Charts and diagrams as code =

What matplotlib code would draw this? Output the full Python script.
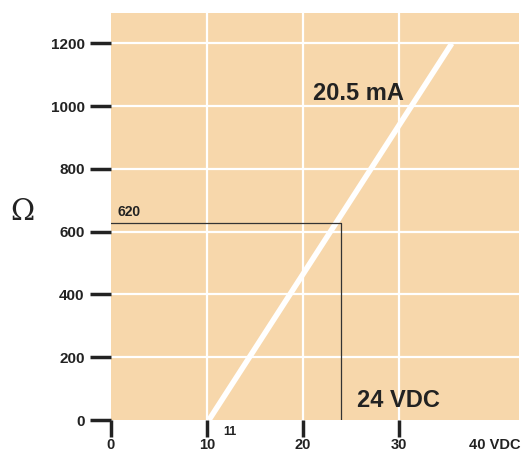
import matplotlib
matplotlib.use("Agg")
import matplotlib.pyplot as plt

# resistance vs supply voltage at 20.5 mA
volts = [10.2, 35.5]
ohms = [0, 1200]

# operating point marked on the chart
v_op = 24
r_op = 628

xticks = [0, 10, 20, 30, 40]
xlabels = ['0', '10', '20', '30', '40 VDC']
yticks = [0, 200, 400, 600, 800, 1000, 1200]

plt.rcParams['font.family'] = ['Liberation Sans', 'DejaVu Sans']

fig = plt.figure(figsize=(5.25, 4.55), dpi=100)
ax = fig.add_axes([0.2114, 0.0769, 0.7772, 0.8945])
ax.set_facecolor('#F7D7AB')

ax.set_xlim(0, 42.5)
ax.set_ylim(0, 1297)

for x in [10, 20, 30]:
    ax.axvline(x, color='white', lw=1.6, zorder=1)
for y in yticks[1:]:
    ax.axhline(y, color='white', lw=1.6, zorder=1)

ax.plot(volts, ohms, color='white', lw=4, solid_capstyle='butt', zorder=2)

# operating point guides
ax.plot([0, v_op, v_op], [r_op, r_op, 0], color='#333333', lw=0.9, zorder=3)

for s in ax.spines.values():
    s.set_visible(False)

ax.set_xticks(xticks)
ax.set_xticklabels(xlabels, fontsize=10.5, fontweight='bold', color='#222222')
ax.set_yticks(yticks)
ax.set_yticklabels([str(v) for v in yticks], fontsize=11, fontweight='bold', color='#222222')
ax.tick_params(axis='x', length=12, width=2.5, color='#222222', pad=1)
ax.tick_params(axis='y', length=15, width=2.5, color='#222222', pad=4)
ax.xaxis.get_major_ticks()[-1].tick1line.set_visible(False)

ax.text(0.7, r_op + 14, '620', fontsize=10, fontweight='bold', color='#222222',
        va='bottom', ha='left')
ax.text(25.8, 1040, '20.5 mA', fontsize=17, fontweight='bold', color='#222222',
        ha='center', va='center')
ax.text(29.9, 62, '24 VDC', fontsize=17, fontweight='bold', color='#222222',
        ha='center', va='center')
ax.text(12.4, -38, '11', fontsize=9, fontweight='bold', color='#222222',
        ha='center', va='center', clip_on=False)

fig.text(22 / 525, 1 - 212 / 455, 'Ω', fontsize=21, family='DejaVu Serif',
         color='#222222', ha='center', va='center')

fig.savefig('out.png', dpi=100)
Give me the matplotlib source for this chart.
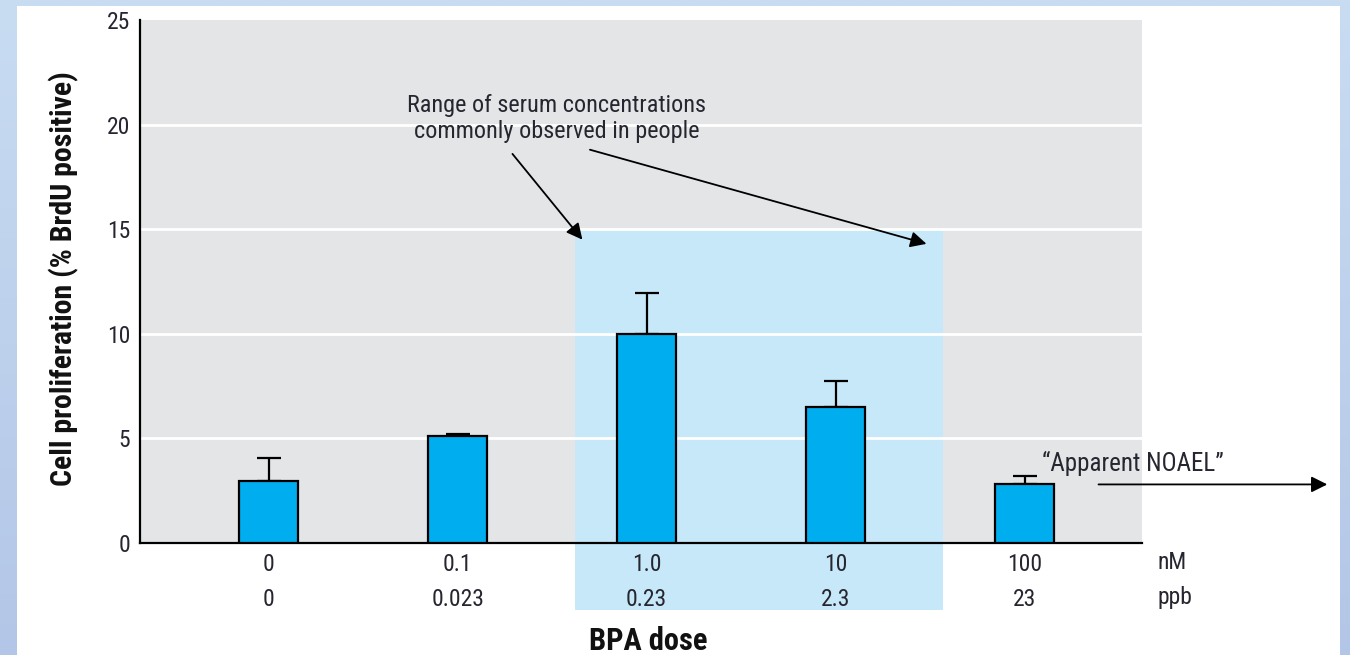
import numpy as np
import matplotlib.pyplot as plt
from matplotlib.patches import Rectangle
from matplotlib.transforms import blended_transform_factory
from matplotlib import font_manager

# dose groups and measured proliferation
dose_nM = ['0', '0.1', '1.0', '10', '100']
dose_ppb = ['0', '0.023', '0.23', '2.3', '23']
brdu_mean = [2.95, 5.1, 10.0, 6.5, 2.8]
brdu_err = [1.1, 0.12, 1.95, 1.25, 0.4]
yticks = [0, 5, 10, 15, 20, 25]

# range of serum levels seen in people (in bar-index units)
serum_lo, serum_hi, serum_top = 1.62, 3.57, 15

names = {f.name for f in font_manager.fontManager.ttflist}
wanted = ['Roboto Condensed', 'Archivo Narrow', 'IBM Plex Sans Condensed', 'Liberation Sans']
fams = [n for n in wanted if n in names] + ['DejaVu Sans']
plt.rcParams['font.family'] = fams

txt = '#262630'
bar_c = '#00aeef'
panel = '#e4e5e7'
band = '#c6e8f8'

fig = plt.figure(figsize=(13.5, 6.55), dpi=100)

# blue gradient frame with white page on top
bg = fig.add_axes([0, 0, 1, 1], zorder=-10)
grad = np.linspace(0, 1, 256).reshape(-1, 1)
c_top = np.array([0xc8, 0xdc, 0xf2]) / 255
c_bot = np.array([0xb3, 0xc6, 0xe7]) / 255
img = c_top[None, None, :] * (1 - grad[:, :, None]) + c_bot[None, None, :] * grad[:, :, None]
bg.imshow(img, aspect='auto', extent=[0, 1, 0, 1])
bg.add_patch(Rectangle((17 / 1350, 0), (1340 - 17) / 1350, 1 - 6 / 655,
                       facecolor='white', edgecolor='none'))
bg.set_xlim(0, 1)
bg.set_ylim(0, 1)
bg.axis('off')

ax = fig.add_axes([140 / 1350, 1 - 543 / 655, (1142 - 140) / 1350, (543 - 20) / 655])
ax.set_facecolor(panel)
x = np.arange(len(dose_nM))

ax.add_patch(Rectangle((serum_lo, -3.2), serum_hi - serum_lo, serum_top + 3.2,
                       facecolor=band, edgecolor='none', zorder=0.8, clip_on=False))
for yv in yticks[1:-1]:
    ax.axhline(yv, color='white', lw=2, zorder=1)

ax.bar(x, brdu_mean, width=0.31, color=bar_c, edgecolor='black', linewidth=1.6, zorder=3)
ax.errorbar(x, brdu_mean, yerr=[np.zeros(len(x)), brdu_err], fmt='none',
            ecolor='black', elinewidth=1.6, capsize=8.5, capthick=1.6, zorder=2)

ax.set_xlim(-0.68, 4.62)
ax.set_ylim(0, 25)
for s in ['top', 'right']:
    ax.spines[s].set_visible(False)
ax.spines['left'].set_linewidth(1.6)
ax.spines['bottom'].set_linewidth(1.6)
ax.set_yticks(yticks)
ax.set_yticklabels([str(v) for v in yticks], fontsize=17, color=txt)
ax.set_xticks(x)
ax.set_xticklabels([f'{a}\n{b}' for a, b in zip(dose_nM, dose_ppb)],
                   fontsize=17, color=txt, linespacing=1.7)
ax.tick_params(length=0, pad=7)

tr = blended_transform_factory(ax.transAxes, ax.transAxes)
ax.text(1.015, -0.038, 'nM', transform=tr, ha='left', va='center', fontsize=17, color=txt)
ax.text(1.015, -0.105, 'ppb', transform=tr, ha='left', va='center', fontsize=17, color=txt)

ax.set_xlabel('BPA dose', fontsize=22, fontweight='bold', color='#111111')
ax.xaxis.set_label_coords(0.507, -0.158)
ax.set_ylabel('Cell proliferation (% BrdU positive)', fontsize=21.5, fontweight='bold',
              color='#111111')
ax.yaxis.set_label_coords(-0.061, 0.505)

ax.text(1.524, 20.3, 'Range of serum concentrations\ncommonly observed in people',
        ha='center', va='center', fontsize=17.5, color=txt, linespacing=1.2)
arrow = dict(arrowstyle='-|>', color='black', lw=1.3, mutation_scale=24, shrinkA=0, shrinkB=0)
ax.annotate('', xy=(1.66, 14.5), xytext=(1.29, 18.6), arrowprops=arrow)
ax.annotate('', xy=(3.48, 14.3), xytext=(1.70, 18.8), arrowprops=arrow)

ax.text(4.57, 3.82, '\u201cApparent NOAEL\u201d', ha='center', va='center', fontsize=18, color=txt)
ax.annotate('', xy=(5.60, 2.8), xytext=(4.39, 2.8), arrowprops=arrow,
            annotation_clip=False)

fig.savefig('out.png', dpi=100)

Given problem =
Transcribe the listing in full. Omit the pictures and keep every line exact.

Result of this exercise =
What matplotlib code would draw this? Output the full Python script.
import matplotlib
matplotlib.use("Agg")
import matplotlib.pyplot as plt

# resistance vs supply voltage at 20.5 mA
volts = [10.2, 35.5]
ohms = [0, 1200]

# operating point marked on the chart
v_op = 24
r_op = 628

xticks = [0, 10, 20, 30, 40]
xlabels = ['0', '10', '20', '30', '40 VDC']
yticks = [0, 200, 400, 600, 800, 1000, 1200]

plt.rcParams['font.family'] = ['Liberation Sans', 'DejaVu Sans']

fig = plt.figure(figsize=(5.25, 4.55), dpi=100)
ax = fig.add_axes([0.2114, 0.0769, 0.7772, 0.8945])
ax.set_facecolor('#F7D7AB')

ax.set_xlim(0, 42.5)
ax.set_ylim(0, 1297)

for x in [10, 20, 30]:
    ax.axvline(x, color='white', lw=1.6, zorder=1)
for y in yticks[1:]:
    ax.axhline(y, color='white', lw=1.6, zorder=1)

ax.plot(volts, ohms, color='white', lw=4, solid_capstyle='butt', zorder=2)

# operating point guides
ax.plot([0, v_op, v_op], [r_op, r_op, 0], color='#333333', lw=0.9, zorder=3)

for s in ax.spines.values():
    s.set_visible(False)

ax.set_xticks(xticks)
ax.set_xticklabels(xlabels, fontsize=10.5, fontweight='bold', color='#222222')
ax.set_yticks(yticks)
ax.set_yticklabels([str(v) for v in yticks], fontsize=11, fontweight='bold', color='#222222')
ax.tick_params(axis='x', length=12, width=2.5, color='#222222', pad=1)
ax.tick_params(axis='y', length=15, width=2.5, color='#222222', pad=4)
ax.xaxis.get_major_ticks()[-1].tick1line.set_visible(False)

ax.text(0.7, r_op + 14, '620', fontsize=10, fontweight='bold', color='#222222',
        va='bottom', ha='left')
ax.text(25.8, 1040, '20.5 mA', fontsize=17, fontweight='bold', color='#222222',
        ha='center', va='center')
ax.text(29.9, 62, '24 VDC', fontsize=17, fontweight='bold', color='#222222',
        ha='center', va='center')
ax.text(12.4, -38, '11', fontsize=9, fontweight='bold', color='#222222',
        ha='center', va='center', clip_on=False)

fig.text(22 / 525, 1 - 212 / 455, 'Ω', fontsize=21, family='DejaVu Serif',
         color='#222222', ha='center', va='center')

fig.savefig('out.png', dpi=100)
Give me the matplotlib source for this chart.
import numpy as np
import matplotlib.pyplot as plt
from matplotlib.patches import Rectangle
from matplotlib.transforms import blended_transform_factory
from matplotlib import font_manager

# dose groups and measured proliferation
dose_nM = ['0', '0.1', '1.0', '10', '100']
dose_ppb = ['0', '0.023', '0.23', '2.3', '23']
brdu_mean = [2.95, 5.1, 10.0, 6.5, 2.8]
brdu_err = [1.1, 0.12, 1.95, 1.25, 0.4]
yticks = [0, 5, 10, 15, 20, 25]

# range of serum levels seen in people (in bar-index units)
serum_lo, serum_hi, serum_top = 1.62, 3.57, 15

names = {f.name for f in font_manager.fontManager.ttflist}
wanted = ['Roboto Condensed', 'Archivo Narrow', 'IBM Plex Sans Condensed', 'Liberation Sans']
fams = [n for n in wanted if n in names] + ['DejaVu Sans']
plt.rcParams['font.family'] = fams

txt = '#262630'
bar_c = '#00aeef'
panel = '#e4e5e7'
band = '#c6e8f8'

fig = plt.figure(figsize=(13.5, 6.55), dpi=100)

# blue gradient frame with white page on top
bg = fig.add_axes([0, 0, 1, 1], zorder=-10)
grad = np.linspace(0, 1, 256).reshape(-1, 1)
c_top = np.array([0xc8, 0xdc, 0xf2]) / 255
c_bot = np.array([0xb3, 0xc6, 0xe7]) / 255
img = c_top[None, None, :] * (1 - grad[:, :, None]) + c_bot[None, None, :] * grad[:, :, None]
bg.imshow(img, aspect='auto', extent=[0, 1, 0, 1])
bg.add_patch(Rectangle((17 / 1350, 0), (1340 - 17) / 1350, 1 - 6 / 655,
                       facecolor='white', edgecolor='none'))
bg.set_xlim(0, 1)
bg.set_ylim(0, 1)
bg.axis('off')

ax = fig.add_axes([140 / 1350, 1 - 543 / 655, (1142 - 140) / 1350, (543 - 20) / 655])
ax.set_facecolor(panel)
x = np.arange(len(dose_nM))

ax.add_patch(Rectangle((serum_lo, -3.2), serum_hi - serum_lo, serum_top + 3.2,
                       facecolor=band, edgecolor='none', zorder=0.8, clip_on=False))
for yv in yticks[1:-1]:
    ax.axhline(yv, color='white', lw=2, zorder=1)

ax.bar(x, brdu_mean, width=0.31, color=bar_c, edgecolor='black', linewidth=1.6, zorder=3)
ax.errorbar(x, brdu_mean, yerr=[np.zeros(len(x)), brdu_err], fmt='none',
            ecolor='black', elinewidth=1.6, capsize=8.5, capthick=1.6, zorder=2)

ax.set_xlim(-0.68, 4.62)
ax.set_ylim(0, 25)
for s in ['top', 'right']:
    ax.spines[s].set_visible(False)
ax.spines['left'].set_linewidth(1.6)
ax.spines['bottom'].set_linewidth(1.6)
ax.set_yticks(yticks)
ax.set_yticklabels([str(v) for v in yticks], fontsize=17, color=txt)
ax.set_xticks(x)
ax.set_xticklabels([f'{a}\n{b}' for a, b in zip(dose_nM, dose_ppb)],
                   fontsize=17, color=txt, linespacing=1.7)
ax.tick_params(length=0, pad=7)

tr = blended_transform_factory(ax.transAxes, ax.transAxes)
ax.text(1.015, -0.038, 'nM', transform=tr, ha='left', va='center', fontsize=17, color=txt)
ax.text(1.015, -0.105, 'ppb', transform=tr, ha='left', va='center', fontsize=17, color=txt)

ax.set_xlabel('BPA dose', fontsize=22, fontweight='bold', color='#111111')
ax.xaxis.set_label_coords(0.507, -0.158)
ax.set_ylabel('Cell proliferation (% BrdU positive)', fontsize=21.5, fontweight='bold',
              color='#111111')
ax.yaxis.set_label_coords(-0.061, 0.505)

ax.text(1.524, 20.3, 'Range of serum concentrations\ncommonly observed in people',
        ha='center', va='center', fontsize=17.5, color=txt, linespacing=1.2)
arrow = dict(arrowstyle='-|>', color='black', lw=1.3, mutation_scale=24, shrinkA=0, shrinkB=0)
ax.annotate('', xy=(1.66, 14.5), xytext=(1.29, 18.6), arrowprops=arrow)
ax.annotate('', xy=(3.48, 14.3), xytext=(1.70, 18.8), arrowprops=arrow)

ax.text(4.57, 3.82, '\u201cApparent NOAEL\u201d', ha='center', va='center', fontsize=18, color=txt)
ax.annotate('', xy=(5.60, 2.8), xytext=(4.39, 2.8), arrowprops=arrow,
            annotation_clip=False)

fig.savefig('out.png', dpi=100)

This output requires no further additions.